Eventually, we'd like to power more fans and other goodies from the printer, so being able to get at all the ATX supply pins would be great. The 18-pin housing was $0.54 on digikey, plus crimp pins. To make things easier, a quick connect was added to the on/off switch. Those were from Mouser: a 2 pin 0.1" latching header and receptacle with female and male crimp pins. That allows access to every power bus except for -12V and the 5V standby, which we'll eventually want to power a Pi continuously, so it won't lose power when the printer is turned off.

Overall, this was a fun and easy upgrade!

Re: Dinosaurs Build a Rostock Max V2 in Alaska

Posted: Sun Feb 08, 2015 5:41 pm
by KAS
What part of Alaska?

Re: Dinosaurs Build a Rostock Max V2 in Alaska

Posted: Sun Feb 08, 2015 7:25 pm
by Eaglezsoar
I am still enjoying the dinosaurs and the way you write. Very informative but with a little added humor. Great Job!

Re: Dinosaurs Build a Rostock Max V2 in Alaska

Posted: Sun Feb 08, 2015 11:52 pm
by barry99705
gchristopher wrote:For the RAMBo, a local computer shop donated two scrap 8-pin power extension cables, with one end cut off for the screw terminals.



2Geeks?

Re: Dinosaurs Build a Rostock Max V2 in Alaska

Posted: Mon Feb 09, 2015 3:11 pm
by gchristopher
KAS wrote:What part of Alaska?

Fairbanks, pretty much in the middle of nowhere.

Eaglezsoar wrote:I am still enjoying the dinosaurs and the way you write. Very informative but with a little added humor. Great Job!

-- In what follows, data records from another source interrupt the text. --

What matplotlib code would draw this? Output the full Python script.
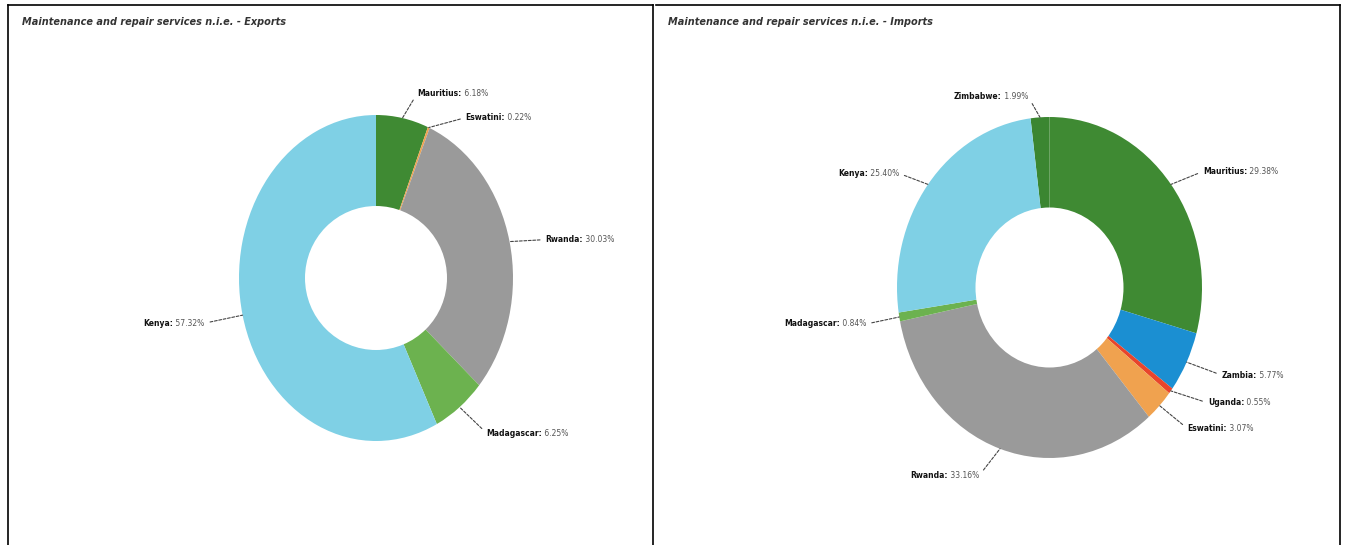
import matplotlib
matplotlib.use("Agg")
import matplotlib.pyplot as plt
from matplotlib.patches import Ellipse
from matplotlib.lines import Line2D
from matplotlib.text import Text
import numpy as np

# Export shares by partner (%), clockwise from 12 o'clock
exp_partners = ['Mauritius', 'Eswatini', 'Rwanda', 'Madagascar', 'Kenya']
exp_shares = [6.18, 0.22, 30.03, 6.25, 57.32]

# Import shares by partner (%), clockwise
imp_partners = ['Zimbabwe', 'Mauritius', 'Zambia', 'Uganda', 'Eswatini', 'Rwanda', 'Madagascar', 'Kenya']
imp_shares = [1.99, 29.38, 5.77, 0.55, 3.07, 33.16, 0.84, 25.40]

COLORS = {
    'Zimbabwe': '#3b8631',
    'Mauritius': '#3f8a33',
    'Zambia': '#1b8fd2',
    'Uganda': '#e8452c',
    'Eswatini': '#f0a24f',
    'Rwanda': '#9a9a9a',
    'Madagascar': '#6cb24f',
    'Kenya': '#7fd0e5',
}

W, H = 1345, 545

# label offsets from wedge edge, in pixels (x right, y up)
EXP_OFFSETS = {
    'Mauritius': (15, 25), 'Eswatini': (37, 10), 'Rwanda': (36, 2),
    'Madagascar': (27, -26), 'Kenya': (-38, -8),
}
IMP_OFFSETS = {
    'Zimbabwe': (-12, 21), 'Mauritius': (32, 13), 'Zambia': (35, -13),
    'Uganda': (37, -12), 'Eswatini': (28, -23), 'Rwanda': (-21, -27),
    'Madagascar': (-33, -7), 'Kenya': (-29, 11),
}

LABEL_SIZE = 5.5
LINE_KW = dict(arrowstyle='-', color='#444444', lw=0.8, linestyle=(0, (2.5, 1.5)),
               shrinkA=2, shrinkB=0)


def text_box(t):
    # bbox of the text only (Annotation's own extent includes the leader line)
    return lambda renderer: Text.get_window_extent(t, renderer)


def donut(fig, cx, cy, rx, ry, hx, hy, partners, shares, start, offsets):
    ax = fig.add_axes([(cx - rx) / W, 1 - (cy + ry) / H, 2 * rx / W, 2 * ry / H])
    wedges, _ = ax.pie(shares, colors=[COLORS[p] for p in partners], startangle=start,
                       counterclock=False, wedgeprops=dict(linewidth=0))
    ax.set_aspect('auto')
    ax.set_xlim(-1, 1)
    ax.set_ylim(-1, 1)
    ax.axis('off')
    ax.add_patch(Ellipse((0, 0), 2 * hx / rx, 2 * hy / ry, facecolor='white', edgecolor='none'))

    for w, name, val in zip(wedges, partners, shares):
        mid = np.deg2rad((w.theta1 + w.theta2) / 2)
        xy = (np.cos(mid), np.sin(mid))
        dx, dy = offsets[name]
        name_s = f'{name}:'
        val_s = f' {val:.2f}%'
        if dx >= 0:
            first = ax.annotate(name_s, xy=xy, xytext=(dx, dy), textcoords='offset pixels',
                                ha='left', va='center', fontsize=LABEL_SIZE, fontweight='bold',
                                color='#111111', annotation_clip=False,
                                arrowprops=dict(relpos=(0, 0.5), **LINE_KW))
            ax.annotate(val_s, xy=(1, 0.5), xycoords=text_box(first), ha='left', va='center',
                        fontsize=LABEL_SIZE, color='#555555', annotation_clip=False)
        else:
            first = ax.annotate(val_s, xy=xy, xytext=(dx, dy), textcoords='offset pixels',
                                ha='right', va='center', fontsize=LABEL_SIZE,
                                color='#555555', annotation_clip=False,
                                arrowprops=dict(relpos=(1, 0.5), **LINE_KW))
            ax.annotate(name_s, xy=(0, 0.5), xycoords=text_box(first), ha='right', va='center',
                        fontsize=LABEL_SIZE, fontweight='bold', color='#111111',
                        annotation_clip=False)
    return ax


fig = plt.figure(figsize=(W / 100, H / 100), dpi=100)
fig.patch.set_facecolor('white')


# panel frames
def fig_line(xs, ys):
    fig.add_artist(Line2D([x / W for x in xs], [1 - y / H for y in ys],
                          transform=fig.transFigure, color='black', lw=1.2))


fig_line([8, 8], [5, 545])
fig_line([8, 653], [5, 5])
fig_line([653, 653], [5, 545])
fig_line([656, 1340], [5, 5])
fig_line([1340, 1340], [5, 545])

fig.text(22 / W, 1 - 22 / H, 'Maintenance and repair services n.i.e. - Exports',
         fontsize=7, style='italic', fontweight='bold', color='#333333', va='center')
fig.text(668 / W, 1 - 22 / H, 'Maintenance and repair services n.i.e. - Imports',
         fontsize=7, style='italic', fontweight='bold', color='#333333', va='center')

donut(fig, 376, 278, 137, 163, 71, 72, exp_partners, exp_shares, 90, EXP_OFFSETS)
donut(fig, 1049.5, 287.5, 152.5, 170.5, 74, 80, imp_partners, imp_shares,
      90 + 360 * imp_shares[0] / sum(imp_shares), IMP_OFFSETS)

fig.savefig('out.png', dpi=100, facecolor='white')
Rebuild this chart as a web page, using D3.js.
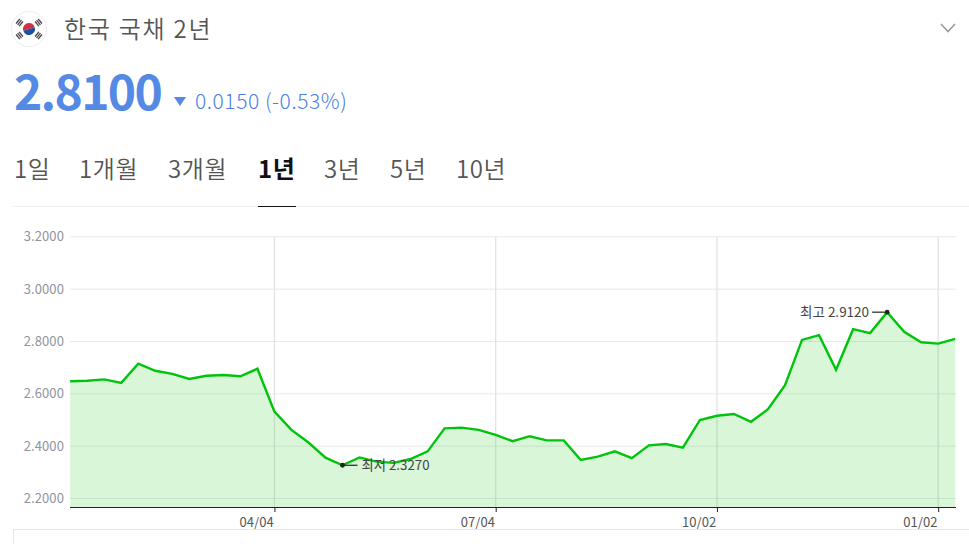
<!DOCTYPE html>
<html><head><meta charset="utf-8">
<script src="https://cdn.jsdelivr.net/npm/d3@7"></script>
<style>html,body{margin:0;padding:0;background:#fff;overflow:hidden}svg{display:block}
text{font-family:"Noto Sans CJK KR","Noto Sans",sans-serif}</style></head><body>
<svg id="c" width="969" height="544"></svg>
<script>
const titleText="한국 국채 2년";
const priceText="2.8100";
const changeText="0.0150 (-0.53%)";
const tabLabels=["1일","1개월","3개월","1년","3년","5년","10년"];
const activeTab="1년";
const tabLeft=[14,79,168,258,324,390,456];
const dates=["01/10","01/17","01/24","01/31","02/07","02/14","02/21","02/28","03/07","03/14","03/21","03/28","04/04","04/11","04/18","04/25","05/02","05/09","05/16","05/23","05/30","06/06","06/13","06/20","06/27","07/04","07/11","07/18","07/25","08/01","08/08","08/15","08/22","08/29","09/05","09/12","09/19","09/26","10/02","10/10","10/17","10/24","10/31","11/07","11/14","11/21","11/28","12/05","12/12","12/19","12/26","01/02","01/09"];
const yields=[2.648,2.650,2.655,2.642,2.715,2.688,2.676,2.657,2.669,2.672,2.667,2.696,2.532,2.462,2.414,2.356,2.327,2.357,2.341,2.336,2.351,2.380,2.468,2.471,2.462,2.443,2.419,2.438,2.422,2.422,2.347,2.360,2.380,2.354,2.403,2.408,2.394,2.500,2.516,2.523,2.493,2.541,2.633,2.806,2.824,2.692,2.847,2.832,2.912,2.837,2.797,2.792,2.810];
const yTicks=[2.2,2.4,2.6,2.8,3.0,3.2];
const xTicks=["04/04","07/04","10/02","01/02"];
const lowLabel="최저 2.3270", highLabel="최고 2.9120";

const svg=d3.select("#c");
const x=d3.scalePoint().domain(dates).range([70.2,955.2]);
const y=d3.scaleLinear().domain([2.2,3.2]).range([498.5,236.8]);
const yBase=507;

// header
const flag=svg.append("g").attr("transform","translate(29,29)");
flag.append("circle").attr("r",17.5).attr("fill","#fff").attr("stroke","#ececec");
flag.append("path").attr("d",d3.arc()({innerRadius:0,outerRadius:6,startAngle:-Math.PI*0.6,endAngle:Math.PI*0.4})).attr("fill","#d1303f");
flag.append("path").attr("d",d3.arc()({innerRadius:0,outerRadius:6,startAngle:Math.PI*0.4,endAngle:Math.PI*1.4})).attr("fill","#1f4f9e");
[[-9.5,-6.5,-50],[9.5,-6.5,50],[-9.5,6.5,50],[9.5,6.5,-50]].forEach(d=>{
  const g=flag.append("g").attr("transform",`translate(${d[0]},${d[1]}) rotate(${d[2]})`);
  [-2,0,2].forEach(o=>g.append("rect").attr("x",-3).attr("y",o-0.65).attr("width",6).attr("height",1.3).attr("fill","#444"));
});
svg.append("text").attr("x",64).attr("y",38).attr("font-size",24).attr("letter-spacing",1.75).attr("font-weight",350).attr("fill","#555").text(titleText);
svg.append("path").attr("d","M941,24L948,31.5L955,24").attr("fill","none").attr("stroke","#9a9a9a").attr("stroke-width",1.6);
svg.append("text").attr("x",14).attr("y",110).attr("font-size",48).attr("letter-spacing",-1.7).attr("font-weight",700).attr("fill","#5589e6").text(priceText);
svg.append("path").attr("d","M174,97L186,97L180,106Z").attr("fill","#5589e6");
svg.append("text").attr("x",195).attr("y",109).attr("font-size",21).attr("letter-spacing",0.55).attr("font-weight",300).attr("fill","#4a80e6").text(changeText);

// tabs
svg.selectAll("text.tab").data(tabLabels).join("text").attr("class","tab")
 .attr("x",(d,i)=>tabLeft[i]).attr("y",178).attr("font-size",24).attr("letter-spacing",0.6)
 .attr("font-weight",d=>d===activeTab?700:350)
 .attr("fill",d=>d===activeTab?"#111":"#555").text(d=>d);
svg.append("line").attr("x1",13).attr("x2",969).attr("y1",206.5).attr("y2",206.5).attr("stroke","#f0f0f0");
svg.append("line").attr("x1",258).attr("x2",296).attr("y1",206.5).attr("y2",206.5).attr("stroke","#111");

// grid
svg.selectAll("line.hg").data(yTicks).join("line").attr("class","hg")
 .attr("x1",70).attr("x2",956).attr("y1",d=>y(d)).attr("y2",d=>y(d)).attr("stroke","#e8e9ec");
svg.selectAll("line.vg").data(xTicks).join("line").attr("class","vg")
 .attr("x1",d=>x(d)).attr("x2",d=>x(d)).attr("y1",y(3.2)).attr("y2",yBase).attr("stroke","#e2e4e9").attr("stroke-width",1.4);

// series
const idx=d3.range(dates.length);
svg.append("path").datum(idx).attr("fill","#00c000").attr("fill-opacity",0.15)
 .attr("d",d3.area().x(i=>x(dates[i])).y0(yBase).y1(i=>y(yields[i])));
svg.append("path").datum(idx).attr("fill","none").attr("stroke","#00c40c").attr("stroke-width",2.4)
 .attr("d",d3.line().x(i=>x(dates[i])).y(i=>y(yields[i])));

// y axis labels
svg.selectAll("text.yl").data(yTicks).join("text").attr("class","yl")
 .attr("x",64).attr("y",d=>y(d)+4.5).attr("text-anchor","end").attr("font-size",13).attr("letter-spacing",0.1).attr("fill","#8f949c")
 .text(d=>d3.format(".4f")(d));

// x axis
const axis=d3.axisBottom(x).tickValues(xTicks).tickSize(5).tickFormat("");
const ax=svg.append("g").attr("transform",`translate(0,${yBase})`).call(axis);
ax.select(".domain").attr("d","M70,0.5H956").attr("stroke","#222");
ax.selectAll(".tick line").attr("stroke","#222");
svg.selectAll("text.xl").data(xTicks).join("text").attr("class","xl")
 .attr("x",d=>x(d)-0.5).attr("y",527).attr("text-anchor","end").attr("font-size",13).attr("letter-spacing",0.1).attr("fill","#555").text(d=>d);
svg.append("path").attr("d","M13.5,544V529.5H969").attr("fill","none").attr("stroke","#e8e8e8");

// markers
const iLow=yields.indexOf(d3.min(yields)), iHigh=yields.indexOf(d3.max(yields));
const lx=x(dates[iLow]), ly=y(yields[iLow]), hx=x(dates[iHigh]), hy=y(yields[iHigh]);
svg.append("line").attr("x1",lx).attr("x2",lx+15).attr("y1",ly).attr("y2",ly).attr("stroke","#222").attr("stroke-width",1.2);
svg.append("circle").attr("cx",lx).attr("cy",ly).attr("r",2.4).attr("fill","#222");
svg.append("text").attr("x",lx+19).attr("y",ly+5).attr("font-size",13.3).attr("fill","#444").text(lowLabel);
svg.append("line").attr("x1",hx-15).attr("x2",hx).attr("y1",hy).attr("y2",hy).attr("stroke","#222").attr("stroke-width",1.2);
svg.append("circle").attr("cx",hx).attr("cy",hy).attr("r",2.4).attr("fill","#222");
svg.append("text").attr("x",hx-18).attr("y",hy+4.5).attr("text-anchor","end").attr("font-size",13.5).attr("fill","#444").text(highLabel);
</script></body></html>
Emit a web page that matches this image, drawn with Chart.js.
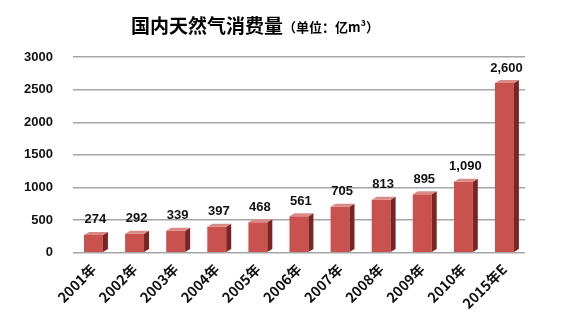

Thanks, this remains an incredible amount of fun! Right now we're learning that tiny dinosaurs have very little natural aptitude for bending acrylic panels into Rostock enclosure-shaped shapes.

barry99705 wrote:
gchristopher wrote:a local computer shop donated ...

2Geeks?

Yes! Holy carp, how did you know that name? Several friends work/have worked there.